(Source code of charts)
§ §

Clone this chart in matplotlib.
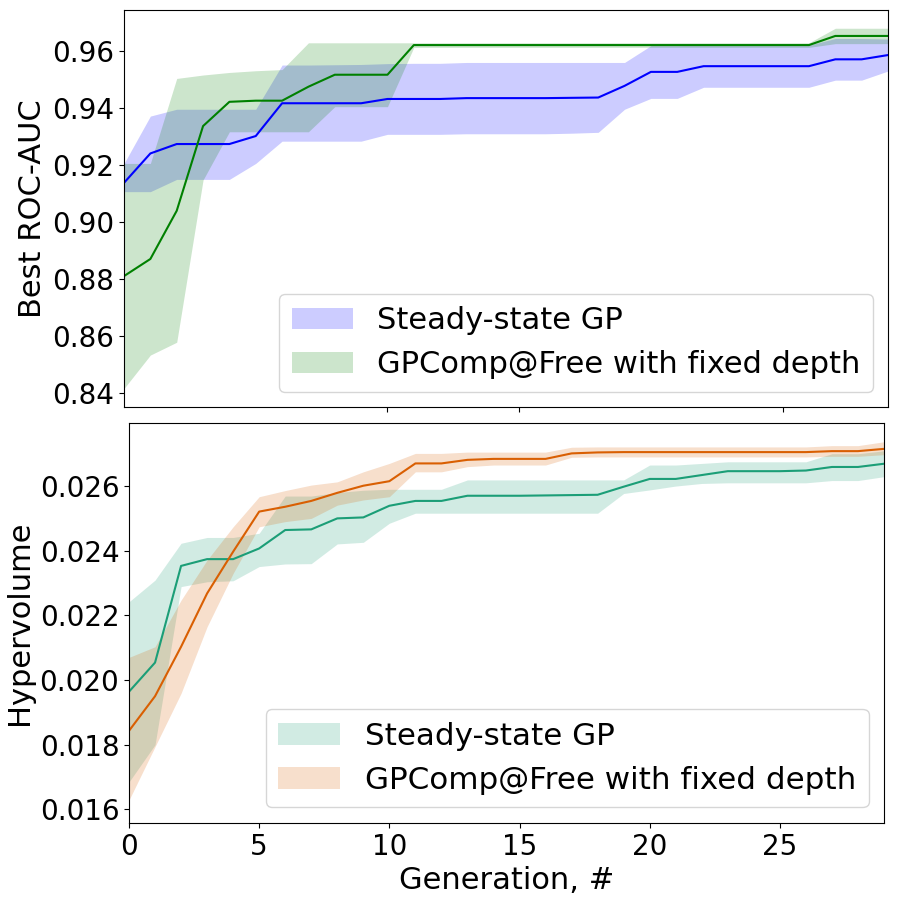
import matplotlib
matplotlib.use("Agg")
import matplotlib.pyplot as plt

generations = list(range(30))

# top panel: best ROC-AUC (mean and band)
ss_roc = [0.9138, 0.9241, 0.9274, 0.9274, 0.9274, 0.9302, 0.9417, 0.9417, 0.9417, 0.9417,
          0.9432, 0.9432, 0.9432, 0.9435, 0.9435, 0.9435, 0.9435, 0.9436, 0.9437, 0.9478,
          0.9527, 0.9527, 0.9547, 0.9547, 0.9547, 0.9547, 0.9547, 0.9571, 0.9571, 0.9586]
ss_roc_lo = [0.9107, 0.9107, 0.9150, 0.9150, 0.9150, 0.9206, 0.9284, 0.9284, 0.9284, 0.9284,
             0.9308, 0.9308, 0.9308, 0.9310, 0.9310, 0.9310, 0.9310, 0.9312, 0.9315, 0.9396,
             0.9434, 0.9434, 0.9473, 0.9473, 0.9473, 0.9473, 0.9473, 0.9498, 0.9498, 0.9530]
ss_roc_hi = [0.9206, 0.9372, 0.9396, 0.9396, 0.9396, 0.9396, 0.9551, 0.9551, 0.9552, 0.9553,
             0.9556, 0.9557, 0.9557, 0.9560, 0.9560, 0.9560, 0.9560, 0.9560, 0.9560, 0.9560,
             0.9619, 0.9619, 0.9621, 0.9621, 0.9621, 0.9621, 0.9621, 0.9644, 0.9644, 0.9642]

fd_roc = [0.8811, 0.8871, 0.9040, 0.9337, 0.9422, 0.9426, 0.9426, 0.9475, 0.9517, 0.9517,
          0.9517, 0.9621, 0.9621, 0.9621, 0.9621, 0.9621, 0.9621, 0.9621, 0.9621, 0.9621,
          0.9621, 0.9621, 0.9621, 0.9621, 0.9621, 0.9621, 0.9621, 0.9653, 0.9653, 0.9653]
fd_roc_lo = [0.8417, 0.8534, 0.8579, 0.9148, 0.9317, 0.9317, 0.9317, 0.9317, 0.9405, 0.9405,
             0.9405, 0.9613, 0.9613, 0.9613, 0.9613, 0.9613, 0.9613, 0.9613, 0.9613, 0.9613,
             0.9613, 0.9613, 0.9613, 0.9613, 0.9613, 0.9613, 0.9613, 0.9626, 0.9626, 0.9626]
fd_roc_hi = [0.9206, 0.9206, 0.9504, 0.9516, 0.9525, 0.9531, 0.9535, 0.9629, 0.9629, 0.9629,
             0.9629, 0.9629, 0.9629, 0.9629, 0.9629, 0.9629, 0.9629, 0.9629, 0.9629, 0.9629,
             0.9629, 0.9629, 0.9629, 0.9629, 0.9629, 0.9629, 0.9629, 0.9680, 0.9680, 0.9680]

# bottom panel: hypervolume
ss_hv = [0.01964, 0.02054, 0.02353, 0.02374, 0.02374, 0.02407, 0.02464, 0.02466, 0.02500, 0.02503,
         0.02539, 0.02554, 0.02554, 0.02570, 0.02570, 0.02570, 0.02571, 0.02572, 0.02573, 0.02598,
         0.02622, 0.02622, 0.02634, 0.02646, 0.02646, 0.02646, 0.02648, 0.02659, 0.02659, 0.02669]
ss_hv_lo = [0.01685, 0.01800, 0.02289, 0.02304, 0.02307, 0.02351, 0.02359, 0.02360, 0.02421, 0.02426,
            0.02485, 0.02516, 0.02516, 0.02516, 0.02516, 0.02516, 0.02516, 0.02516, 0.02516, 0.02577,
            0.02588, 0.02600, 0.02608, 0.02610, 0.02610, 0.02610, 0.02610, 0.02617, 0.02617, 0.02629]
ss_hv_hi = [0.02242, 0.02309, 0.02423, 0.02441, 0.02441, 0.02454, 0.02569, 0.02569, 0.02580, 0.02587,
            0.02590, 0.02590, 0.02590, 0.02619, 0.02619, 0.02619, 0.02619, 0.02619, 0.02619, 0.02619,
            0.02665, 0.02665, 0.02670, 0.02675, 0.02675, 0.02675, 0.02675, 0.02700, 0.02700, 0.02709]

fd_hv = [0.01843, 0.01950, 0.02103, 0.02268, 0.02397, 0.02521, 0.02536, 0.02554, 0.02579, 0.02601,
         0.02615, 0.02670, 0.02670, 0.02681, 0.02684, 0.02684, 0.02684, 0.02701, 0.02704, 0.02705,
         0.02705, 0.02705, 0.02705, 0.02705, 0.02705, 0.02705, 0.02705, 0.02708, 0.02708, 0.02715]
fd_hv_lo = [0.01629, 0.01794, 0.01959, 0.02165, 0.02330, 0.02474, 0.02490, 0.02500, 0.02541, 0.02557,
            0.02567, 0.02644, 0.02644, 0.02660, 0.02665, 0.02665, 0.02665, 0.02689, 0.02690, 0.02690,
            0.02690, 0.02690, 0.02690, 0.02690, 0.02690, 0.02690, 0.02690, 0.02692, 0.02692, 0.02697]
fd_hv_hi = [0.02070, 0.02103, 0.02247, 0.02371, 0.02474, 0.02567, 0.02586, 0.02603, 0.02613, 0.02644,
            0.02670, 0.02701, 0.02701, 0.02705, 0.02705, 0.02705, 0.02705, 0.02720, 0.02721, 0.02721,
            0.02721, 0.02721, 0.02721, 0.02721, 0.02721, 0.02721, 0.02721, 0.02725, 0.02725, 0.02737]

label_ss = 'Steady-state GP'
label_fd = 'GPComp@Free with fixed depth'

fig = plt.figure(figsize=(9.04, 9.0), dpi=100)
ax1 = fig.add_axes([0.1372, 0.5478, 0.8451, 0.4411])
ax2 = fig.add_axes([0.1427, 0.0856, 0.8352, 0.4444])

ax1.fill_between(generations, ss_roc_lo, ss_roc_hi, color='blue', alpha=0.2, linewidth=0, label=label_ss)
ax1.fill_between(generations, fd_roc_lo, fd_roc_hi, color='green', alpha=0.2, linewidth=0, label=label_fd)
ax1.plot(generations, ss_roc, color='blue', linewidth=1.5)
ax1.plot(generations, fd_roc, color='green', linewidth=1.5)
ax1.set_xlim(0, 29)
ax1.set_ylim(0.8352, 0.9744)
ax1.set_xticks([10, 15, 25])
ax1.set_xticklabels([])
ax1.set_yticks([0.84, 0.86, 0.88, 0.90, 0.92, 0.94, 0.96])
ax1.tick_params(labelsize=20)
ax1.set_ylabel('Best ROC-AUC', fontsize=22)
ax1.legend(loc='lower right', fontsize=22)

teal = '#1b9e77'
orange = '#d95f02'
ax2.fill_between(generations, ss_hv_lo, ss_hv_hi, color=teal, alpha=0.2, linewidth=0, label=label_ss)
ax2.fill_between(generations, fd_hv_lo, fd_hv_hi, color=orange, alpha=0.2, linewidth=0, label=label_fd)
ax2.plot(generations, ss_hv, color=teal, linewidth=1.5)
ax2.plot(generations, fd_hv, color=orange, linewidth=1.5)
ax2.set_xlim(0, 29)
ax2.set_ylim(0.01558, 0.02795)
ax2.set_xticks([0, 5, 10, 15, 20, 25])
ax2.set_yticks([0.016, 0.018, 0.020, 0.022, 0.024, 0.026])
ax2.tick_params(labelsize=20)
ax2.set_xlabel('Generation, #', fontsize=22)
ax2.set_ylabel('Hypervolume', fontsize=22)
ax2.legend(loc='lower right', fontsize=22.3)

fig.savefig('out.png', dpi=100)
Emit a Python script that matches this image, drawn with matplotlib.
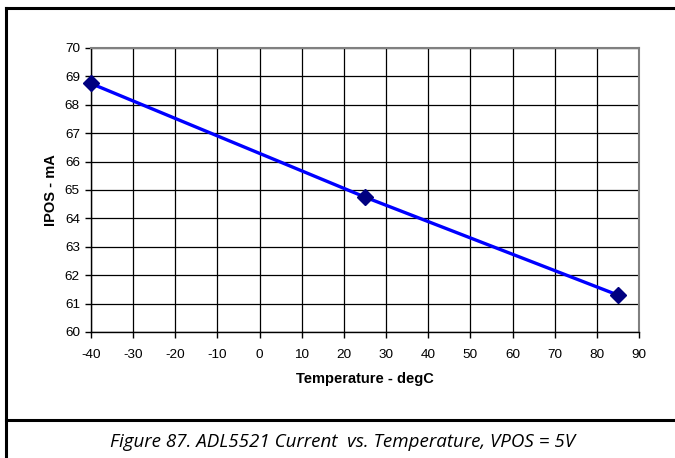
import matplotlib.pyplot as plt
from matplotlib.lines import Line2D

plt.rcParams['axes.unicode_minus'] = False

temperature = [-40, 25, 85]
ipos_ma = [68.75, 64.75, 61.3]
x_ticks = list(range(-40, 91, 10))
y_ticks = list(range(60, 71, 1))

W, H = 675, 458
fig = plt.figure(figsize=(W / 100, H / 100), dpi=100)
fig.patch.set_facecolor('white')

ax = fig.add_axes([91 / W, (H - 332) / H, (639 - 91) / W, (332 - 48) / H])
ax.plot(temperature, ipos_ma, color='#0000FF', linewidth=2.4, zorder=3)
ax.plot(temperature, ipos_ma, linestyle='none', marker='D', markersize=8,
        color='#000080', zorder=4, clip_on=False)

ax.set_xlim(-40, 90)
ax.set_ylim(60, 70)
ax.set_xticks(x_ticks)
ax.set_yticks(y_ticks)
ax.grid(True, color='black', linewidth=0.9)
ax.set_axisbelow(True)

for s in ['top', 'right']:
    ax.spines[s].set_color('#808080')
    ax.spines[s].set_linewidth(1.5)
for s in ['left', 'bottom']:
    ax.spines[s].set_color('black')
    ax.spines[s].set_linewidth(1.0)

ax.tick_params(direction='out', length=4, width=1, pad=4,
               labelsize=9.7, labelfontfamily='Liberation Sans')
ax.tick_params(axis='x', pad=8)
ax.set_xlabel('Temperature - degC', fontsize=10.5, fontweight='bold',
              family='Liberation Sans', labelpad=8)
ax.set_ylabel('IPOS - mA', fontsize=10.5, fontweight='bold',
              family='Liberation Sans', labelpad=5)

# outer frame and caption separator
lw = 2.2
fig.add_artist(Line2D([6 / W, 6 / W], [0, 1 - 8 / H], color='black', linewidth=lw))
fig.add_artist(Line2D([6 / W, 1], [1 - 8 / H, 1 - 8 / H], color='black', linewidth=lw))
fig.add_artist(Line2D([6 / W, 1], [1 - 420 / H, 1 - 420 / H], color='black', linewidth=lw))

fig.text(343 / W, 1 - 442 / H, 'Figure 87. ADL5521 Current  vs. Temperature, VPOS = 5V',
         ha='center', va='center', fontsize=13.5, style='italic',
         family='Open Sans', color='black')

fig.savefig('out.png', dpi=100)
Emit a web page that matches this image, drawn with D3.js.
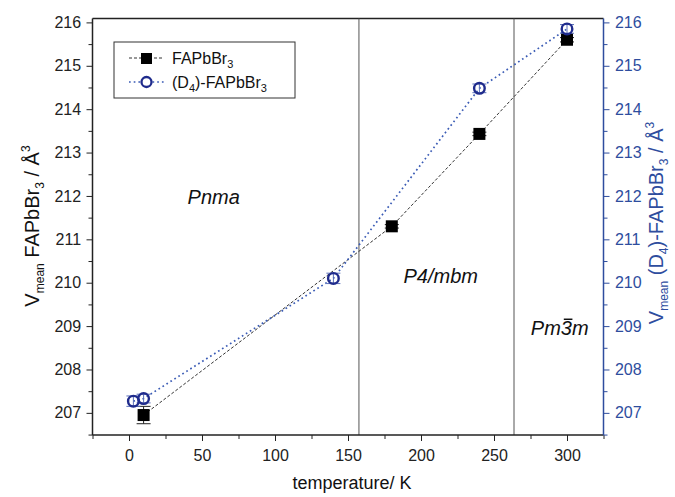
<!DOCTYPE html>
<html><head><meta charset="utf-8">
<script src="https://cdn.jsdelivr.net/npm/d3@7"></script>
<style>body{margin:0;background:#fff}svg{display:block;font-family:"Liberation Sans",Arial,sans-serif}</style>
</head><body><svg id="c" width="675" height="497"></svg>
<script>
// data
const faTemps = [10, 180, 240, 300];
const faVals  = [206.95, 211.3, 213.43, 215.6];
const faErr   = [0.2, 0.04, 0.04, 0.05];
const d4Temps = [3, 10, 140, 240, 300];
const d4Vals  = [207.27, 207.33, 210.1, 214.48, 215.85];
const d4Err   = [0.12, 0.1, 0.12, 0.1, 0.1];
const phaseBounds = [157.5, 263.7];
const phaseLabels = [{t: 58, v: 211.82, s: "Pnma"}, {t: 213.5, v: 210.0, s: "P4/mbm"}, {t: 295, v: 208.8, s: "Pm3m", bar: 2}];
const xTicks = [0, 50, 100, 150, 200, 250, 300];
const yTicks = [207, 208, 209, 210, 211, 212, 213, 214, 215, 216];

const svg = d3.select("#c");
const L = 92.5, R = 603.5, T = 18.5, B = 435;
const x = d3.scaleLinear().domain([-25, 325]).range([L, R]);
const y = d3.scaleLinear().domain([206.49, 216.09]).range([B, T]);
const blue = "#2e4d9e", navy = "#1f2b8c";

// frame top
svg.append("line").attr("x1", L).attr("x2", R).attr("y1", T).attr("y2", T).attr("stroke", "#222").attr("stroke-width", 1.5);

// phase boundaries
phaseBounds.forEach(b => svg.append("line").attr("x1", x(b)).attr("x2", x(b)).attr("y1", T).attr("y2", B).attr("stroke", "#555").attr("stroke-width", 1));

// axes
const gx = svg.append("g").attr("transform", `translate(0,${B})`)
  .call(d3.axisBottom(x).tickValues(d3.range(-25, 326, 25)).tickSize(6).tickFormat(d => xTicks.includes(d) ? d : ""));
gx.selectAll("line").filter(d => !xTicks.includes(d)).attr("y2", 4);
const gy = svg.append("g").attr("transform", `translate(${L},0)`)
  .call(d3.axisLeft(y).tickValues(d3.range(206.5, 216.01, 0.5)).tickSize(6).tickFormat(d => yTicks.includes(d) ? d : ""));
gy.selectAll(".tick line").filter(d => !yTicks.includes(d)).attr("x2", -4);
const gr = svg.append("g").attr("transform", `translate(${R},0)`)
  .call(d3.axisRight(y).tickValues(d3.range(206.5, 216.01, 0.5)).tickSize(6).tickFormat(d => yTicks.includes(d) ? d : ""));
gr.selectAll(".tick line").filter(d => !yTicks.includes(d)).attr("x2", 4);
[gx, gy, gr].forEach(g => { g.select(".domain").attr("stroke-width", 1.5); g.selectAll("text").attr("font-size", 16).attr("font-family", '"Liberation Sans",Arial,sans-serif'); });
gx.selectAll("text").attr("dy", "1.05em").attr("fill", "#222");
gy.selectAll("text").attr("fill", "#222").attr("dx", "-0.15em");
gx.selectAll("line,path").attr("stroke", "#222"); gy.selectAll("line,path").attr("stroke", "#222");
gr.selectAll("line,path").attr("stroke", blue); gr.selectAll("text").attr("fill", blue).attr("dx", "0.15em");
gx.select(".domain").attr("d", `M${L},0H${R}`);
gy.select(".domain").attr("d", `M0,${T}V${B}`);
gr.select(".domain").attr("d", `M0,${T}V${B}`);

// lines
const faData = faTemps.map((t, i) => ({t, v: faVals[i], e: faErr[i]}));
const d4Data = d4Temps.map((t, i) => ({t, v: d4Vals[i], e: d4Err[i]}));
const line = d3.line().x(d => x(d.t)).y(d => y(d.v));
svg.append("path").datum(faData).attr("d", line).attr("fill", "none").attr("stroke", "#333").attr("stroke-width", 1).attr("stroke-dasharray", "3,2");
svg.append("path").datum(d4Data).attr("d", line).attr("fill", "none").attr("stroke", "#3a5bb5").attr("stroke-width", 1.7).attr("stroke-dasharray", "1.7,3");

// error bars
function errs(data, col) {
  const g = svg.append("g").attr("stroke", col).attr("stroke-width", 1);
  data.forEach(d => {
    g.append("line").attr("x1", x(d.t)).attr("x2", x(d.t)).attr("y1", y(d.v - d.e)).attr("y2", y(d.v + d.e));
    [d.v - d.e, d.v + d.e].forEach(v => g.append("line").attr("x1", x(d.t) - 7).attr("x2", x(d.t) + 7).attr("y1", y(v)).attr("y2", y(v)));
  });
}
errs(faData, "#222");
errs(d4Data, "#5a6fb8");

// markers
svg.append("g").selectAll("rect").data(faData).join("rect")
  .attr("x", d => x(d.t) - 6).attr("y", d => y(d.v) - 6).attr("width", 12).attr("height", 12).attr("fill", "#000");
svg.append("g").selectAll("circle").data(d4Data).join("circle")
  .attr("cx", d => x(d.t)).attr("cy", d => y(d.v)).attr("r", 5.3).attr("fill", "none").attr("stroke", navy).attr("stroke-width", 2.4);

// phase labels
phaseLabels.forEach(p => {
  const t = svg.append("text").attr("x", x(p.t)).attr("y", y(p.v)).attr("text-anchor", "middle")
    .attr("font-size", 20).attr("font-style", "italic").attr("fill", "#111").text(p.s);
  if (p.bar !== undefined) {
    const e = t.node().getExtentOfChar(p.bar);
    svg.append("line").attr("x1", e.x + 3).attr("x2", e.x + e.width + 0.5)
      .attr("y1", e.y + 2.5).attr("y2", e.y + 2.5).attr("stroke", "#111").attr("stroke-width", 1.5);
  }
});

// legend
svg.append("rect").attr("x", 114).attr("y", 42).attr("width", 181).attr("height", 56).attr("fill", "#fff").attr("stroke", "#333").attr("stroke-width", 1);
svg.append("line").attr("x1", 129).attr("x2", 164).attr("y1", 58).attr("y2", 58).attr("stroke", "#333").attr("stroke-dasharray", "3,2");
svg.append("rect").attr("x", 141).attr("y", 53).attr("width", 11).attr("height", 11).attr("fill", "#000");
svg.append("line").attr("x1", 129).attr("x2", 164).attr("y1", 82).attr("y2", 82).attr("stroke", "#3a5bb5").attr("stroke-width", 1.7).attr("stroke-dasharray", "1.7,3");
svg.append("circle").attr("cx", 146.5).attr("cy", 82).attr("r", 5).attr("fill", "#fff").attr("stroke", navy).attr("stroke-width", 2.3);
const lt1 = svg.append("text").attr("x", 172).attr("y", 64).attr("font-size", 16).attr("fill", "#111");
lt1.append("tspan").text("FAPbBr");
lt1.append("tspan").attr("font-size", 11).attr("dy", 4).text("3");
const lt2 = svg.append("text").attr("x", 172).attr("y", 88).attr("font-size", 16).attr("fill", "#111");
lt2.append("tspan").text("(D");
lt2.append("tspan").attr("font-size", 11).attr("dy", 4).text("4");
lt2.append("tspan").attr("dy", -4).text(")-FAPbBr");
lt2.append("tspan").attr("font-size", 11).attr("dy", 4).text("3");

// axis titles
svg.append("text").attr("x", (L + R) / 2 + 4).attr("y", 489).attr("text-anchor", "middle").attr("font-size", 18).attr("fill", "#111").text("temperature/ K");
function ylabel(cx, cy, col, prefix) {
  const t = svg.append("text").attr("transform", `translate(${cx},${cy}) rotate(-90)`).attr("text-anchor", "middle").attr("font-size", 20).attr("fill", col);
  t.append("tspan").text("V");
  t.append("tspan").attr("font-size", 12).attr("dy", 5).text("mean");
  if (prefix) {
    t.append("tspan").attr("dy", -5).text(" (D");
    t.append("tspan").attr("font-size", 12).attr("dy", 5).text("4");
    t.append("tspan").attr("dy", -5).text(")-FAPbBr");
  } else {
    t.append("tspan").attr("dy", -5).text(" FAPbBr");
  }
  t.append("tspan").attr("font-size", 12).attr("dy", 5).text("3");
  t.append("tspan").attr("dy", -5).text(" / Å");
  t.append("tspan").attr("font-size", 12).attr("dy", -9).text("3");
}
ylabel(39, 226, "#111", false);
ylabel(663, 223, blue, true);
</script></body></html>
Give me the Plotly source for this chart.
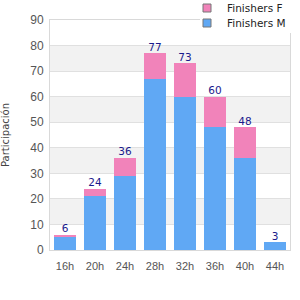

§ §

» Problem details
Using the data above, set down each line from the line with "Emit a Python" to the line with "family='Open Sans', color='black')" exactly, both ends included, and leave the pictures behind. Nothing else belongs.

» Finished exercise
Emit a Python script that matches this image, drawn with matplotlib.
import matplotlib.pyplot as plt
from matplotlib.lines import Line2D

plt.rcParams['axes.unicode_minus'] = False

temperature = [-40, 25, 85]
ipos_ma = [68.75, 64.75, 61.3]
x_ticks = list(range(-40, 91, 10))
y_ticks = list(range(60, 71, 1))

W, H = 675, 458
fig = plt.figure(figsize=(W / 100, H / 100), dpi=100)
fig.patch.set_facecolor('white')

ax = fig.add_axes([91 / W, (H - 332) / H, (639 - 91) / W, (332 - 48) / H])
ax.plot(temperature, ipos_ma, color='#0000FF', linewidth=2.4, zorder=3)
ax.plot(temperature, ipos_ma, linestyle='none', marker='D', markersize=8,
        color='#000080', zorder=4, clip_on=False)

ax.set_xlim(-40, 90)
ax.set_ylim(60, 70)
ax.set_xticks(x_ticks)
ax.set_yticks(y_ticks)
ax.grid(True, color='black', linewidth=0.9)
ax.set_axisbelow(True)

for s in ['top', 'right']:
    ax.spines[s].set_color('#808080')
    ax.spines[s].set_linewidth(1.5)
for s in ['left', 'bottom']:
    ax.spines[s].set_color('black')
    ax.spines[s].set_linewidth(1.0)

ax.tick_params(direction='out', length=4, width=1, pad=4,
               labelsize=9.7, labelfontfamily='Liberation Sans')
ax.tick_params(axis='x', pad=8)
ax.set_xlabel('Temperature - degC', fontsize=10.5, fontweight='bold',
              family='Liberation Sans', labelpad=8)
ax.set_ylabel('IPOS - mA', fontsize=10.5, fontweight='bold',
              family='Liberation Sans', labelpad=5)

# outer frame and caption separator
lw = 2.2
fig.add_artist(Line2D([6 / W, 6 / W], [0, 1 - 8 / H], color='black', linewidth=lw))
fig.add_artist(Line2D([6 / W, 1], [1 - 8 / H, 1 - 8 / H], color='black', linewidth=lw))
fig.add_artist(Line2D([6 / W, 1], [1 - 420 / H, 1 - 420 / H], color='black', linewidth=lw))

fig.text(343 / W, 1 - 442 / H, 'Figure 87. ADL5521 Current  vs. Temperature, VPOS = 5V',
         ha='center', va='center', fontsize=13.5, style='italic',
         family='Open Sans', color='black')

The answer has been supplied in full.